## Dataset excerpt
——
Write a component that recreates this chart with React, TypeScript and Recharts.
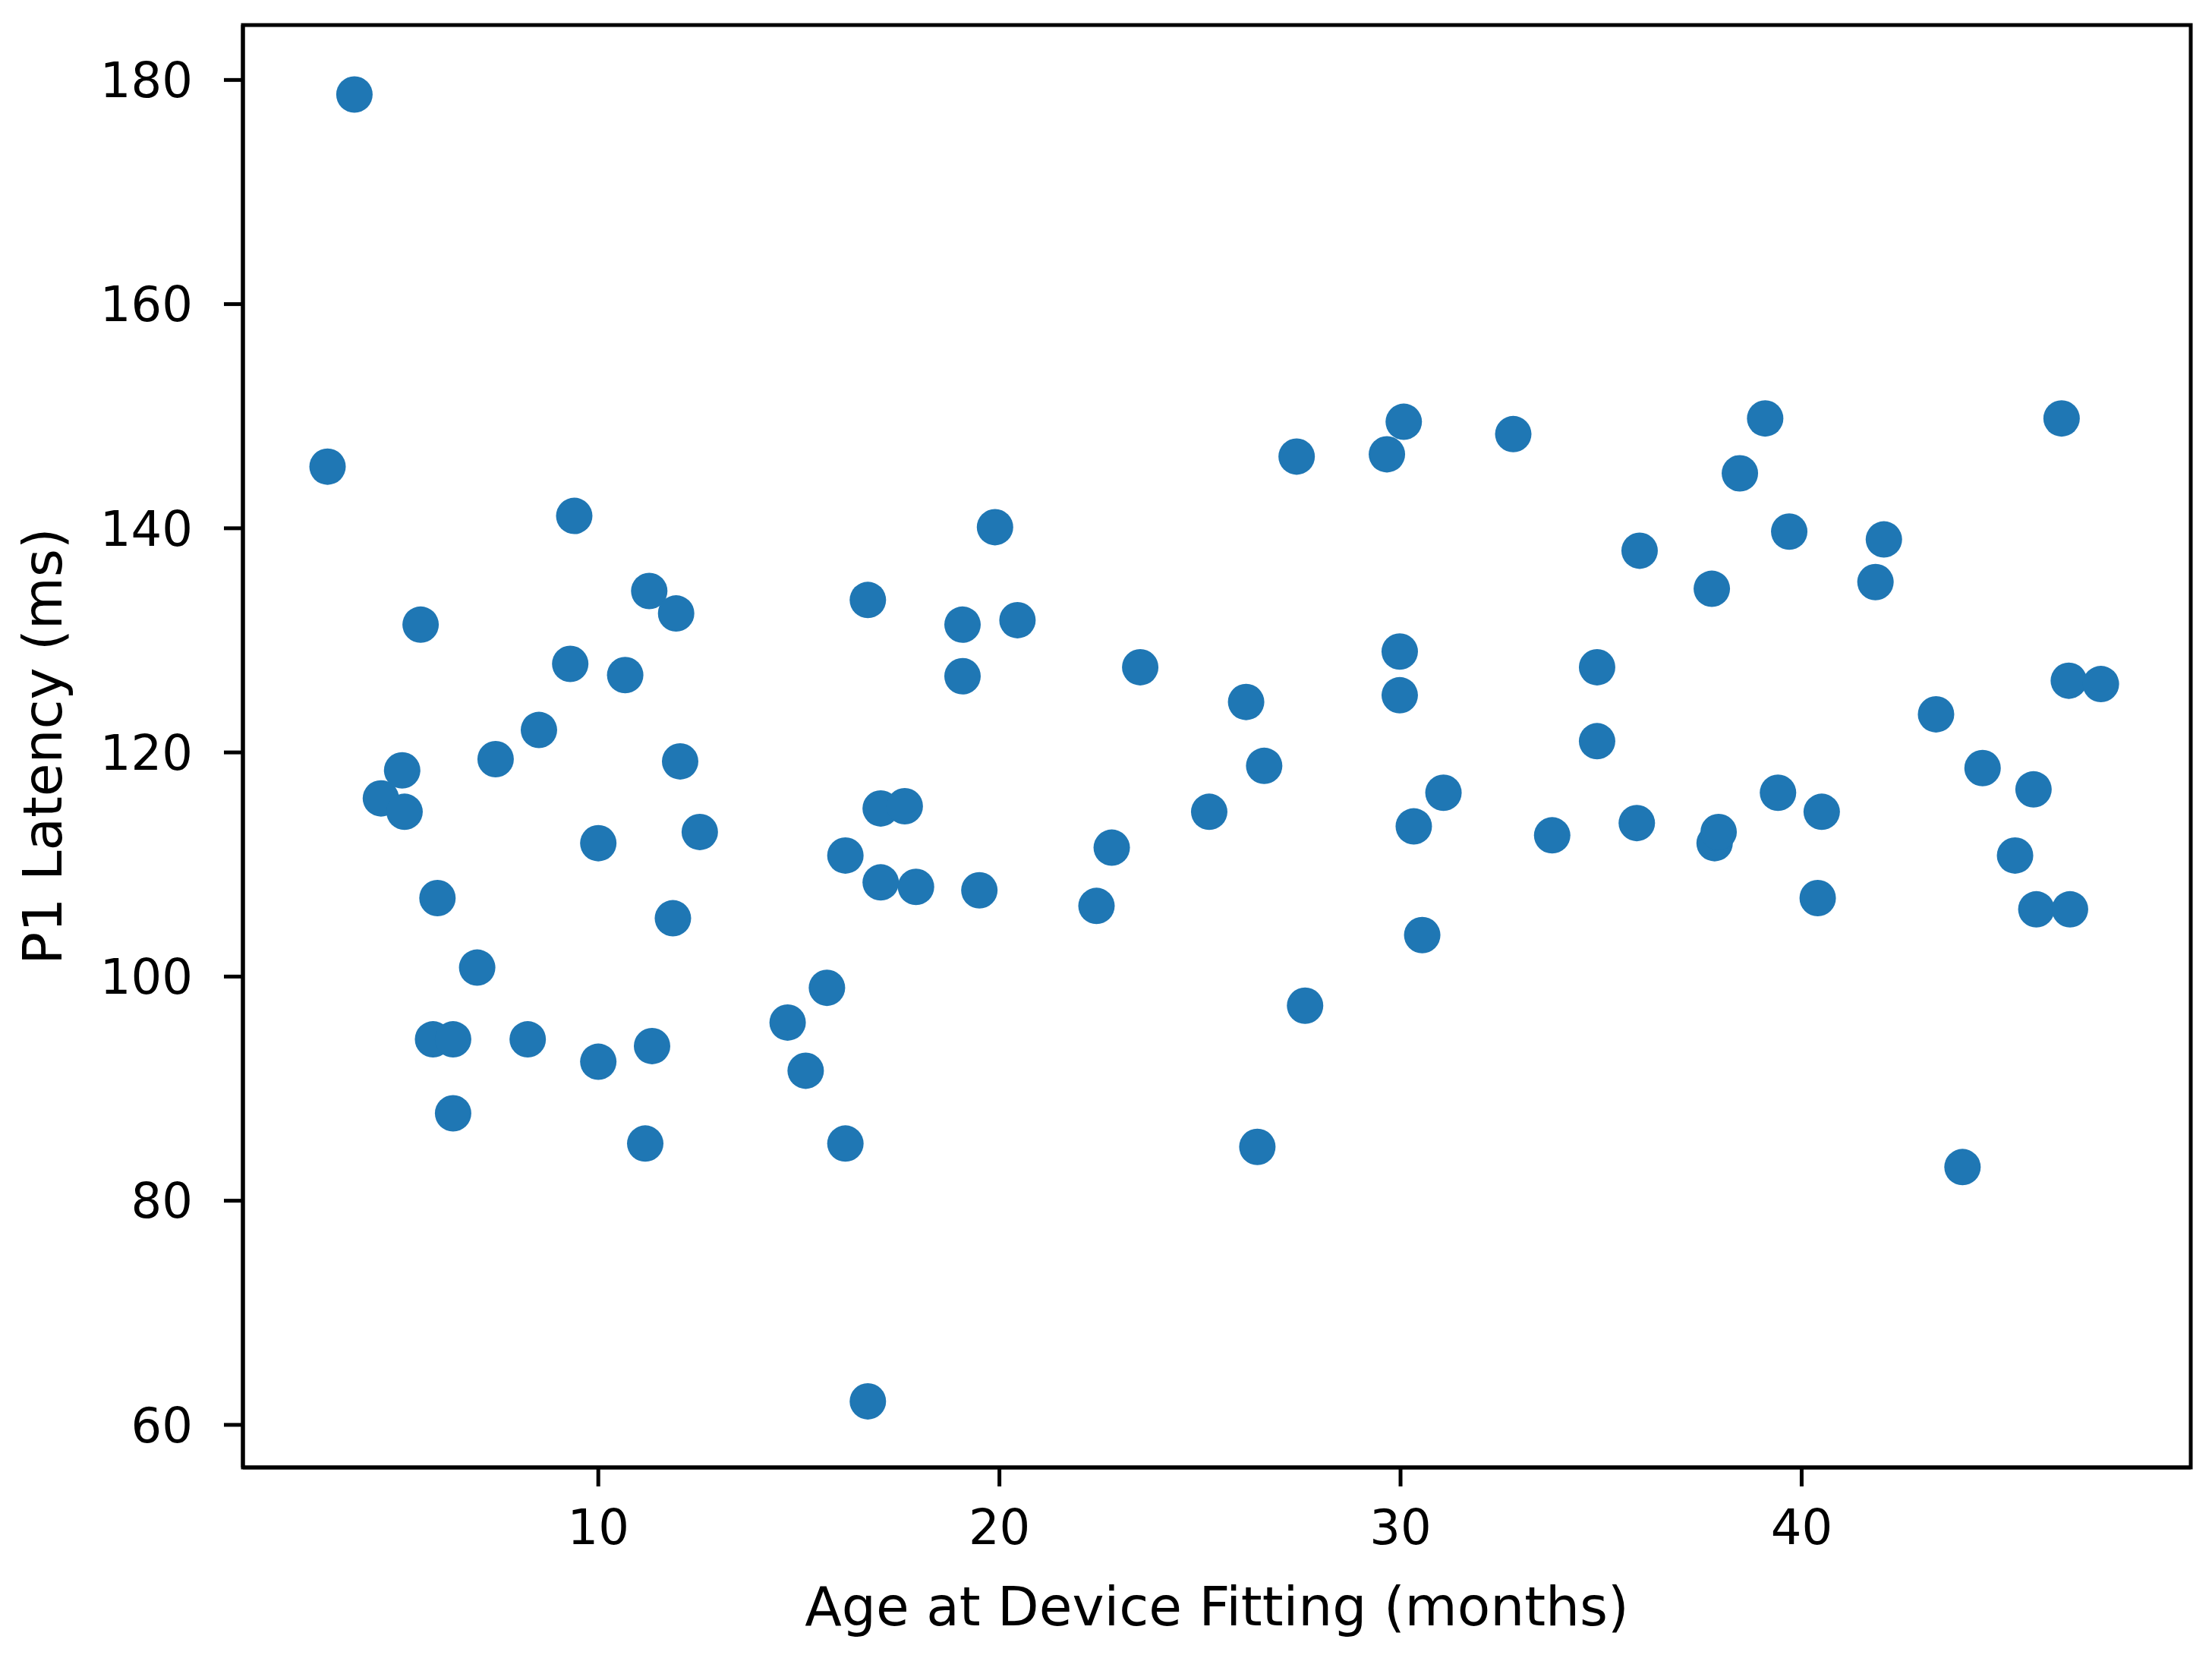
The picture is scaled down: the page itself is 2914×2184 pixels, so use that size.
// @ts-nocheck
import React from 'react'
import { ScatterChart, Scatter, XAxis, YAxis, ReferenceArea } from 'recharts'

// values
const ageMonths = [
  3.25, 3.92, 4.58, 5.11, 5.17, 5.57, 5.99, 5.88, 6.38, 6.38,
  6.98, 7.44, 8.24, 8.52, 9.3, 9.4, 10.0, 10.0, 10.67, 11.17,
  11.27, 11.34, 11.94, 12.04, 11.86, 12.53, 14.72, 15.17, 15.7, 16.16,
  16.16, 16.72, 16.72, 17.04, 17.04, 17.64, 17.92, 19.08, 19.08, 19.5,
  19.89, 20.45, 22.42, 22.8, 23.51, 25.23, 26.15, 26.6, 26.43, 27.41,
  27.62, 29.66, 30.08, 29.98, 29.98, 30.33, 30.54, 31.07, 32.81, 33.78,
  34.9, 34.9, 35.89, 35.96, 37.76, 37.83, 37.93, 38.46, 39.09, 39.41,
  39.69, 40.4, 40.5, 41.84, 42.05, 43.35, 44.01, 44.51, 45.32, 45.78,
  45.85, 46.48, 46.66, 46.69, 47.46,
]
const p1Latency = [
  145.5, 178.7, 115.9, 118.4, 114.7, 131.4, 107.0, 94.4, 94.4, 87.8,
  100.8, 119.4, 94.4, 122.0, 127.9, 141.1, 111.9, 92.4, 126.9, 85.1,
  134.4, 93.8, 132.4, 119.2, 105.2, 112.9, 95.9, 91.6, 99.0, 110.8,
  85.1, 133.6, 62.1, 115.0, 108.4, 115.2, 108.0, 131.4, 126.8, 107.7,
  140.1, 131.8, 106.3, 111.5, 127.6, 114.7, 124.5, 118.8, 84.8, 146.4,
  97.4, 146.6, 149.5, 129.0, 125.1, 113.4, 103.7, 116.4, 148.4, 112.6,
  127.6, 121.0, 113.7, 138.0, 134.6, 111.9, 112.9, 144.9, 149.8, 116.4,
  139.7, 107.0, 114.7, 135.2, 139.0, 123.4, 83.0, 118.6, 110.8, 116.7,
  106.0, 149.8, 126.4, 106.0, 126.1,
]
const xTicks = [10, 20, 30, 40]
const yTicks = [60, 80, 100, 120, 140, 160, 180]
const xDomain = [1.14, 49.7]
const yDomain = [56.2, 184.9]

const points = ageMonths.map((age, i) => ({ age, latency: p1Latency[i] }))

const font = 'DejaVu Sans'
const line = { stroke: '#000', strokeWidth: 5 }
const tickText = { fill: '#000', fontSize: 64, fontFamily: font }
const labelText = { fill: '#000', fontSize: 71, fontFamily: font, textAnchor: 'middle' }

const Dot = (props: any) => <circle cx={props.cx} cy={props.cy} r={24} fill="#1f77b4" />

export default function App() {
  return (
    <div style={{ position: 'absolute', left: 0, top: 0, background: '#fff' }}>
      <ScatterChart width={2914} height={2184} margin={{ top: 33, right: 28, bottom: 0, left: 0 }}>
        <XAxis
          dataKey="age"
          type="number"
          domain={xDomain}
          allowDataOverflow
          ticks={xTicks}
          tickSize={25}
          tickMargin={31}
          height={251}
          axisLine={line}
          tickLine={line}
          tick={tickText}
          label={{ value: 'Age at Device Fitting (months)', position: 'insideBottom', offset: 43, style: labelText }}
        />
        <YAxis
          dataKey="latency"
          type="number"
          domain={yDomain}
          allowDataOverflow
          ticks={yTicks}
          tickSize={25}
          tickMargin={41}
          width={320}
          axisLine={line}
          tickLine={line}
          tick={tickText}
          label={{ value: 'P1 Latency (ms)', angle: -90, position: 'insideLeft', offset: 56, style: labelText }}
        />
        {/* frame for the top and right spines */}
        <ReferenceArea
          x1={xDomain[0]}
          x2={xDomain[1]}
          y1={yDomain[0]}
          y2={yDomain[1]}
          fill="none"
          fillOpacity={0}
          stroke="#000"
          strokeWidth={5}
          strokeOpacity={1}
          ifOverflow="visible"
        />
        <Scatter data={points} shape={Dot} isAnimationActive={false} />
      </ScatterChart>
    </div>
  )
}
——
## What the task requires
Write out the full set of lines verbatim, without the pictures.

## Written answer
Write a component that recreates this chart with React, TypeScript and Recharts.
The picture is scaled down: the page itself is 2914×2184 pixels, so use that size.
// @ts-nocheck
import React from 'react'
import { ScatterChart, Scatter, XAxis, YAxis, ReferenceArea } from 'recharts'

// values
const ageMonths = [
  3.25, 3.92, 4.58, 5.11, 5.17, 5.57, 5.99, 5.88, 6.38, 6.38,
  6.98, 7.44, 8.24, 8.52, 9.3, 9.4, 10.0, 10.0, 10.67, 11.17,
  11.27, 11.34, 11.94, 12.04, 11.86, 12.53, 14.72, 15.17, 15.7, 16.16,
  16.16, 16.72, 16.72, 17.04, 17.04, 17.64, 17.92, 19.08, 19.08, 19.5,
  19.89, 20.45, 22.42, 22.8, 23.51, 25.23, 26.15, 26.6, 26.43, 27.41,
  27.62, 29.66, 30.08, 29.98, 29.98, 30.33, 30.54, 31.07, 32.81, 33.78,
  34.9, 34.9, 35.89, 35.96, 37.76, 37.83, 37.93, 38.46, 39.09, 39.41,
  39.69, 40.4, 40.5, 41.84, 42.05, 43.35, 44.01, 44.51, 45.32, 45.78,
  45.85, 46.48, 46.66, 46.69, 47.46,
]
const p1Latency = [
  145.5, 178.7, 115.9, 118.4, 114.7, 131.4, 107.0, 94.4, 94.4, 87.8,
  100.8, 119.4, 94.4, 122.0, 127.9, 141.1, 111.9, 92.4, 126.9, 85.1,
  134.4, 93.8, 132.4, 119.2, 105.2, 112.9, 95.9, 91.6, 99.0, 110.8,
  85.1, 133.6, 62.1, 115.0, 108.4, 115.2, 108.0, 131.4, 126.8, 107.7,
  140.1, 131.8, 106.3, 111.5, 127.6, 114.7, 124.5, 118.8, 84.8, 146.4,
  97.4, 146.6, 149.5, 129.0, 125.1, 113.4, 103.7, 116.4, 148.4, 112.6,
  127.6, 121.0, 113.7, 138.0, 134.6, 111.9, 112.9, 144.9, 149.8, 116.4,
  139.7, 107.0, 114.7, 135.2, 139.0, 123.4, 83.0, 118.6, 110.8, 116.7,
  106.0, 149.8, 126.4, 106.0, 126.1,
]
const xTicks = [10, 20, 30, 40]
const yTicks = [60, 80, 100, 120, 140, 160, 180]
const xDomain = [1.14, 49.7]
const yDomain = [56.2, 184.9]

const points = ageMonths.map((age, i) => ({ age, latency: p1Latency[i] }))

const font = 'DejaVu Sans'
const line = { stroke: '#000', strokeWidth: 5 }
const tickText = { fill: '#000', fontSize: 64, fontFamily: font }
const labelText = { fill: '#000', fontSize: 71, fontFamily: font, textAnchor: 'middle' }

const Dot = (props: any) => <circle cx={props.cx} cy={props.cy} r={24} fill="#1f77b4" />

export default function App() {
  return (
    <div style={{ position: 'absolute', left: 0, top: 0, background: '#fff' }}>
      <ScatterChart width={2914} height={2184} margin={{ top: 33, right: 28, bottom: 0, left: 0 }}>
        <XAxis
          dataKey="age"
          type="number"
          domain={xDomain}
          allowDataOverflow
          ticks={xTicks}
          tickSize={25}
          tickMargin={31}
          height={251}
          axisLine={line}
          tickLine={line}
          tick={tickText}
          label={{ value: 'Age at Device Fitting (months)', position: 'insideBottom', offset: 43, style: labelText }}
        />
        <YAxis
          dataKey="latency"
          type="number"
          domain={yDomain}
          allowDataOverflow
          ticks={yTicks}
          tickSize={25}
          tickMargin={41}
          width={320}
          axisLine={line}
          tickLine={line}
          tick={tickText}
          label={{ value: 'P1 Latency (ms)', angle: -90, position: 'insideLeft', offset: 56, style: labelText }}
        />
        {/* frame for the top and right spines */}
        <ReferenceArea
          x1={xDomain[0]}
          x2={xDomain[1]}
          y1={yDomain[0]}
          y2={yDomain[1]}
          fill="none"
          fillOpacity={0}
          stroke="#000"
          strokeWidth={5}
          strokeOpacity={1}
          ifOverflow="visible"
        />
        <Scatter data={points} shape={Dot} isAnimationActive={false} />
      </ScatterChart>
    </div>
  )
}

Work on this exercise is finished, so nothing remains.